Somos cuerpos celestes, o quizá moléculas. Hay de todo, estrellas fulgurantes que se unen a otras formando galaxias y bacterias que forman infecciones. Cuerpos sólidos, gaseosos y de plasma, grandes y pequeños, esféricos o con forma de patata, como los cometas. Los hay gigantes como Júpiter y enanos como Plutón; tan pequeños y lejanos que no vemos la luz que reflejan, ni escuchamos sus latidos de metal. Los hay microscópicos, como el virus del Covid, al que no vemos, pero sentimos. Algunos son astros, otros lo aparentan sin serlo y otros se arriman al Sol que más calienta. Hay quienes prefieren girar sobre su propio eje, aunque eso les convierta en malditos. Otros no tienen capacidad más que para ser satélites y reflejar la luz de alguna estrella.
Chocamos, nos unimos en largos abrazos y nos fusionamos temporal o definitivamente (a eso le llaman matrimonio). A veces, en cambio, el contacto dura un instante que apenas roza la piel, el tiempo se detiene, después el recuerdo se magnifica y exageramos lo que no pasó de anécdota (a eso se le llama fantasía). En otros casos hubo encontronazos, sí, intencionados, sí, pero construimos un relato épico que nos hace sentirnos héroes cuando en realidad fuimos víctimas (a eso se le llama autoengaño).
La pregunta es evidente: ¿Somos dueños de nuestro destino o nos gobierna el azar?
La verdad es que a estas alturas ya no tengo ni idea. “Lo que siembres recogerás”. Esta frase estaba escrita con grandes letras a la entrada de mi escuela, crecí leyéndola. Parece tan lógico como justo, pero con los años ya no lo tengo claro. La gente normal siembra, riega, abona, poda y arranca las malas hierbas de su vida, pero luego llega el pedrisco y el seguro no cubre las pérdidas y el tiempo y el esfuerzo no dan fruto alguno. La sensación de fracaso se acumula temporada tras temporada. Al nacer, a unos pocos les tocan las tierras fértiles, a otros, la mayoría, les toca sembrar arroz en el desierto.

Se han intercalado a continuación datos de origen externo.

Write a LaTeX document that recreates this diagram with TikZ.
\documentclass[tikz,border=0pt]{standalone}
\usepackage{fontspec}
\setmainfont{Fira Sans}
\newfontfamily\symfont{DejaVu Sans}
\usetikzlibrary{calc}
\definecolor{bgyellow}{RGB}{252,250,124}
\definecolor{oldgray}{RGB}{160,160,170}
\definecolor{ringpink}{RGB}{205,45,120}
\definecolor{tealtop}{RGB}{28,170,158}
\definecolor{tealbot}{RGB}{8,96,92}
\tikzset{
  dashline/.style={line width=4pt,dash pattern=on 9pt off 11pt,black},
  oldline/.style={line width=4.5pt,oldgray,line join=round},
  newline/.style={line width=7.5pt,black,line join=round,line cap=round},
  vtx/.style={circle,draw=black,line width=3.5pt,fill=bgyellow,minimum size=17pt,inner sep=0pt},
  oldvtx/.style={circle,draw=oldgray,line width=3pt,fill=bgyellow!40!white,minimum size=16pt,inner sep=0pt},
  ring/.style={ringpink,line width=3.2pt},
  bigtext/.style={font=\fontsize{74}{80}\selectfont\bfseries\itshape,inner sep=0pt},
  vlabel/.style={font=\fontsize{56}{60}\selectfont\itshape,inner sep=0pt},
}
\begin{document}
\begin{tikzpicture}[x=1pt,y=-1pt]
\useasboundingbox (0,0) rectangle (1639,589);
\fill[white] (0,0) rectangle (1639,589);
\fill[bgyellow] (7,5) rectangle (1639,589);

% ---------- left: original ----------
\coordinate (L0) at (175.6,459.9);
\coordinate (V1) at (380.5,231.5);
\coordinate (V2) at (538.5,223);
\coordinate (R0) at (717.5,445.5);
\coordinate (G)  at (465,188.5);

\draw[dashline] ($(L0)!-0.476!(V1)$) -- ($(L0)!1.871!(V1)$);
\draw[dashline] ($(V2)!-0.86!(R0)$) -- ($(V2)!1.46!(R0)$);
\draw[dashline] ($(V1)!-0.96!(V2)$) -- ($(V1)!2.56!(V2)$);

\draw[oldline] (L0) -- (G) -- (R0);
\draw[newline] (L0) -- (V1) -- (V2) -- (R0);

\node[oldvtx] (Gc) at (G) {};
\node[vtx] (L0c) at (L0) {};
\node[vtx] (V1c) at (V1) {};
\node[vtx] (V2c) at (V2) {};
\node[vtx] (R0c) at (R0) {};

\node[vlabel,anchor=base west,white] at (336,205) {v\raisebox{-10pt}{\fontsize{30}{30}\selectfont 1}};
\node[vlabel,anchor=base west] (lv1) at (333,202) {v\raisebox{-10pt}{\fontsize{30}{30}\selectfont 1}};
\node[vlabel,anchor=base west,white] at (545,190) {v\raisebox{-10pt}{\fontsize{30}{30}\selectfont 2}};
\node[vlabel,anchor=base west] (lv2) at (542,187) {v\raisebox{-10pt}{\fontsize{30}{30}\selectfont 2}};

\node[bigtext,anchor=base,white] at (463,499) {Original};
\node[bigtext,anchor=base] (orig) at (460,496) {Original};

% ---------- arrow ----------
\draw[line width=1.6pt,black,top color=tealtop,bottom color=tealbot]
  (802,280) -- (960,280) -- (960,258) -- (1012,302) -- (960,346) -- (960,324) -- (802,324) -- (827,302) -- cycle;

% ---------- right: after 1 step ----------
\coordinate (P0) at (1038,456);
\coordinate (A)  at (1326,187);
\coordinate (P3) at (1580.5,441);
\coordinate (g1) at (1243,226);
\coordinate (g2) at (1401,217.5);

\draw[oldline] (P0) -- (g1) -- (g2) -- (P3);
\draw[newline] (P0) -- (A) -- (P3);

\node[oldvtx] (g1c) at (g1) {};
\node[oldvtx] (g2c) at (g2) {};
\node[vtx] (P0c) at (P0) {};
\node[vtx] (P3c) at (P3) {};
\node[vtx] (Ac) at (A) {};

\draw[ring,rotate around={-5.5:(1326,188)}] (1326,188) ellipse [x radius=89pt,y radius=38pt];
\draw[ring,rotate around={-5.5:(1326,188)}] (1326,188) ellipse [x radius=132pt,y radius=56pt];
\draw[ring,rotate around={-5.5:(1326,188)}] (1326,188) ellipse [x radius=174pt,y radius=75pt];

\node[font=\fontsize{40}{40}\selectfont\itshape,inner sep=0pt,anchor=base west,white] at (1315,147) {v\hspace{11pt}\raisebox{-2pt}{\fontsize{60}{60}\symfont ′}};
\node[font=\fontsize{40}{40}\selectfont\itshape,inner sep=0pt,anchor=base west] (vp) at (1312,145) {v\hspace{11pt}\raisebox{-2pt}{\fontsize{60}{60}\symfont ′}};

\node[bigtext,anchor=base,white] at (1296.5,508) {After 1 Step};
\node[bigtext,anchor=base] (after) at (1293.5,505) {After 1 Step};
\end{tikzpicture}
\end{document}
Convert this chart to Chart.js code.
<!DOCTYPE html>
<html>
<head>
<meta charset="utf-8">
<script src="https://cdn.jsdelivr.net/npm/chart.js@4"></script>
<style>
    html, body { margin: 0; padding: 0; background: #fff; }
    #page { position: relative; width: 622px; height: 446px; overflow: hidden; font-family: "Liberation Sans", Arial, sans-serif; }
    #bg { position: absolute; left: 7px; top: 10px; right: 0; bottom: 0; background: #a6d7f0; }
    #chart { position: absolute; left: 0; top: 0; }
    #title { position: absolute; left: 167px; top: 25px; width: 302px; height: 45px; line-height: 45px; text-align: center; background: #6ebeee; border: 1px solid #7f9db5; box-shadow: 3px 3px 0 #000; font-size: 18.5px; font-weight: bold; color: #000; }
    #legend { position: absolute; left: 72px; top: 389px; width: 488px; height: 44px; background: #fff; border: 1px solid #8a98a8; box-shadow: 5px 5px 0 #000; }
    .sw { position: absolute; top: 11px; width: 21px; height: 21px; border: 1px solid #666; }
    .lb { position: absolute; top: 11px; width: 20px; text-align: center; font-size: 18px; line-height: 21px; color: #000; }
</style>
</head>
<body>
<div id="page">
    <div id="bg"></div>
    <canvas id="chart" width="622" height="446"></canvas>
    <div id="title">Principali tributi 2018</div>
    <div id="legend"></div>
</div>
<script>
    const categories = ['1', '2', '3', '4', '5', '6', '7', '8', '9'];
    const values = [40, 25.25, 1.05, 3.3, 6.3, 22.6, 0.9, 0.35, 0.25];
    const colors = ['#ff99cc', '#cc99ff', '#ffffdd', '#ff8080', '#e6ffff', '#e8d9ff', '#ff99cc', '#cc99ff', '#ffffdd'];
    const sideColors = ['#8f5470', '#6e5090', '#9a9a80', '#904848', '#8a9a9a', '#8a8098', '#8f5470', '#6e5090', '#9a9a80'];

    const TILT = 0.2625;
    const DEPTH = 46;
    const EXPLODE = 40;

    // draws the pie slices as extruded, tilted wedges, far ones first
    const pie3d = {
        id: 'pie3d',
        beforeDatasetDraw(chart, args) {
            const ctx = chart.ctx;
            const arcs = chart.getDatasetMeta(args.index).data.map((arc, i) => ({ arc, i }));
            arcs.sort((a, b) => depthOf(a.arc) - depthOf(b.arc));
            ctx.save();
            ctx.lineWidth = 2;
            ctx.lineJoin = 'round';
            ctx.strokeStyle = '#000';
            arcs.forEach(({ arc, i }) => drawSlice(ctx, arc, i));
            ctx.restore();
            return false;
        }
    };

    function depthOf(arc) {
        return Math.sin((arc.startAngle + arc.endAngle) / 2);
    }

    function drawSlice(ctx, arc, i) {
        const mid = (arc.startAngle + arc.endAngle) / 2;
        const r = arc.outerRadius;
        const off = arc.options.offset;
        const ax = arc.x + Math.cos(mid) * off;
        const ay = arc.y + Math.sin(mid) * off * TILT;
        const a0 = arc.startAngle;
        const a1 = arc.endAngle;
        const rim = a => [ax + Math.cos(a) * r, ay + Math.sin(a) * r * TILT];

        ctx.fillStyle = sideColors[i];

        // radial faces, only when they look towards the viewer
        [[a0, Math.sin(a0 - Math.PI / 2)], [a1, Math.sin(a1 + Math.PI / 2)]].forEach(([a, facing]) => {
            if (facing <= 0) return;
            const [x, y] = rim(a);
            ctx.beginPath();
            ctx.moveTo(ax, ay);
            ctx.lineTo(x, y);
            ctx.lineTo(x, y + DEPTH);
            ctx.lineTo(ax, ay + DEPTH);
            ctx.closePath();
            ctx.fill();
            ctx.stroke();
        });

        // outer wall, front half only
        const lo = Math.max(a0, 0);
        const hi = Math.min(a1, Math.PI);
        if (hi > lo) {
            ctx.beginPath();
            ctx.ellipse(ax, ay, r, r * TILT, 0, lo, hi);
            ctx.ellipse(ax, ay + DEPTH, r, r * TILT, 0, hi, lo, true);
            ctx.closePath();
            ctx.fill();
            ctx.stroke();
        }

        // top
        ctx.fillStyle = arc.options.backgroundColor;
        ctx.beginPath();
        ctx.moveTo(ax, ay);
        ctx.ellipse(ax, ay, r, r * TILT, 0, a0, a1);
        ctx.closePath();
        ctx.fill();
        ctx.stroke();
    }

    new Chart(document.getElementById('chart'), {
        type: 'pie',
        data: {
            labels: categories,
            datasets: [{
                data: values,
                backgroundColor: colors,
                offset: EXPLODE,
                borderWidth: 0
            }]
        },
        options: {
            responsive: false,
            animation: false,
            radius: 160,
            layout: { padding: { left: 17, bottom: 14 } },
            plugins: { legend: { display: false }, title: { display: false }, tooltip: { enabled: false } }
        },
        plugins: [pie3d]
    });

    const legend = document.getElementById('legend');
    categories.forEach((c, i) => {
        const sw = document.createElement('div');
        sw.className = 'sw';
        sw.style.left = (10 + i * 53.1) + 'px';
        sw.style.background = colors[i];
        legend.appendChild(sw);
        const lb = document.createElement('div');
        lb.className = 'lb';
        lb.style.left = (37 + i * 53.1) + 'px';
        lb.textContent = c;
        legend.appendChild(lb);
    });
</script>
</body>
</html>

Uno trata de calcular el peor de los escenarios, valora los riesgos de tomar una u otra decisión, trata de prevenirlo todo, de planificar el futuro, pero el destino no atiende a razones.
Creemos que el destino está sujeto a la temperie, pero no es el clima, sino el ácido que corta y convierte en mala la leche, que nos convierte en ganado productivo conducido por la vaca alfa. A eso hay quien le llama “libertad”. Pero esa es la libertad de seguir al cencerro. Para ser libres de verdad necesitamos independencia económica, intelectual y ética, no que los bares llenen las aceras de mesas. Necesitamos leyes que pongan coto a los desmanes de los traficantes de mala leche. Necesitamos justicia de todo tipo, social también.
A lo largo de nuestra vida chocamos, nos golpeamos, nos rozamos, nos fusionamos, nos separamos y todo deja huella. Entre tanto tráfico es difícil encontrar un camino propio. No podemos esperar que nuestro destino lo determinen los grandes planetas, ni las vacas con cencerro, ni que La Vía Láctea se agrie con tanta mala leche. Unos nacen con estrella, otros estrellados. Más que una galaxia somos una infección.